§ **DIRECTIVE**:
Take the entries below and print only the lines from the one with "Generate a Python" through the one with "s.set_visible(False)", exactly as they stand, both ends included.

§ **DATA SHOWN**:
....

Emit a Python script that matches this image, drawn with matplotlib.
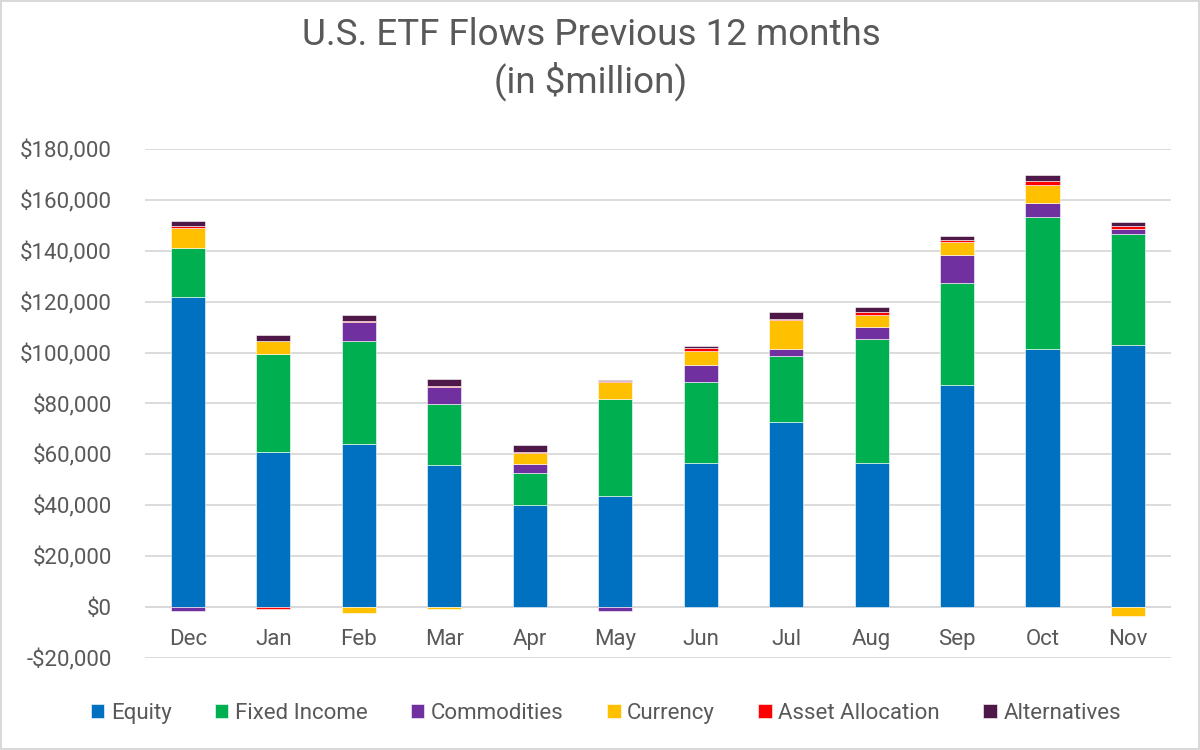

....

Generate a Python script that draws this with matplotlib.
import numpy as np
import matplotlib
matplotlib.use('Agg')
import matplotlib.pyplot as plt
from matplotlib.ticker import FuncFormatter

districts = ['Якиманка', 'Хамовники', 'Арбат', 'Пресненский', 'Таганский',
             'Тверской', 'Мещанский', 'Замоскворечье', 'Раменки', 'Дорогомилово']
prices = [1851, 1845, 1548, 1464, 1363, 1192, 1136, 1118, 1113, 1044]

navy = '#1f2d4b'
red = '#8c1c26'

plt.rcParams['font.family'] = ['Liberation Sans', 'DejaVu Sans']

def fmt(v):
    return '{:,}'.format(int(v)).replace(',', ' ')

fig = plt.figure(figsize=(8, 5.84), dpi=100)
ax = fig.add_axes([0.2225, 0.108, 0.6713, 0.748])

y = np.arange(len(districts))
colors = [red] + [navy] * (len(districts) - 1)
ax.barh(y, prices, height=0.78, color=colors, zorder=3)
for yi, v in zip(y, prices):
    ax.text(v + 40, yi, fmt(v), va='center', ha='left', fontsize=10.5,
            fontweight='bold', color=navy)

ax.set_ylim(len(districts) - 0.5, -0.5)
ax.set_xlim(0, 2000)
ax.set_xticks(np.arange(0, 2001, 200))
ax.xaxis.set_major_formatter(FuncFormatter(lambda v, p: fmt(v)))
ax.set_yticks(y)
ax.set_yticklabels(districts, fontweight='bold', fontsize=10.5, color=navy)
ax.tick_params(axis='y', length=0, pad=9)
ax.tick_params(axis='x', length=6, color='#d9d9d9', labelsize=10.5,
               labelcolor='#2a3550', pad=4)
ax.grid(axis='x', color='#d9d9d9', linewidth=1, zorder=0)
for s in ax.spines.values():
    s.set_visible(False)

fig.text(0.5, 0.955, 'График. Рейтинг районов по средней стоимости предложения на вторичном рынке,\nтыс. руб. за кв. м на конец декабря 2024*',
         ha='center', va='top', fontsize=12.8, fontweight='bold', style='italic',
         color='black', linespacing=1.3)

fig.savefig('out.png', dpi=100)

....

§ **ANSWER BELOW**:
Generate a Python script that draws this with matplotlib.
import numpy as np
import matplotlib
matplotlib.use('Agg')
import matplotlib.pyplot as plt
from matplotlib.ticker import FuncFormatter

districts = ['Якиманка', 'Хамовники', 'Арбат', 'Пресненский', 'Таганский',
             'Тверской', 'Мещанский', 'Замоскворечье', 'Раменки', 'Дорогомилово']
prices = [1851, 1845, 1548, 1464, 1363, 1192, 1136, 1118, 1113, 1044]

navy = '#1f2d4b'
red = '#8c1c26'

plt.rcParams['font.family'] = ['Liberation Sans', 'DejaVu Sans']

def fmt(v):
    return '{:,}'.format(int(v)).replace(',', ' ')

fig = plt.figure(figsize=(8, 5.84), dpi=100)
ax = fig.add_axes([0.2225, 0.108, 0.6713, 0.748])

y = np.arange(len(districts))
colors = [red] + [navy] * (len(districts) - 1)
ax.barh(y, prices, height=0.78, color=colors, zorder=3)
for yi, v in zip(y, prices):
    ax.text(v + 40, yi, fmt(v), va='center', ha='left', fontsize=10.5,
            fontweight='bold', color=navy)

ax.set_ylim(len(districts) - 0.5, -0.5)
ax.set_xlim(0, 2000)
ax.set_xticks(np.arange(0, 2001, 200))
ax.xaxis.set_major_formatter(FuncFormatter(lambda v, p: fmt(v)))
ax.set_yticks(y)
ax.set_yticklabels(districts, fontweight='bold', fontsize=10.5, color=navy)
ax.tick_params(axis='y', length=0, pad=9)
ax.tick_params(axis='x', length=6, color='#d9d9d9', labelsize=10.5,
               labelcolor='#2a3550', pad=4)
ax.grid(axis='x', color='#d9d9d9', linewidth=1, zorder=0)
for s in ax.spines.values():
    s.set_visible(False)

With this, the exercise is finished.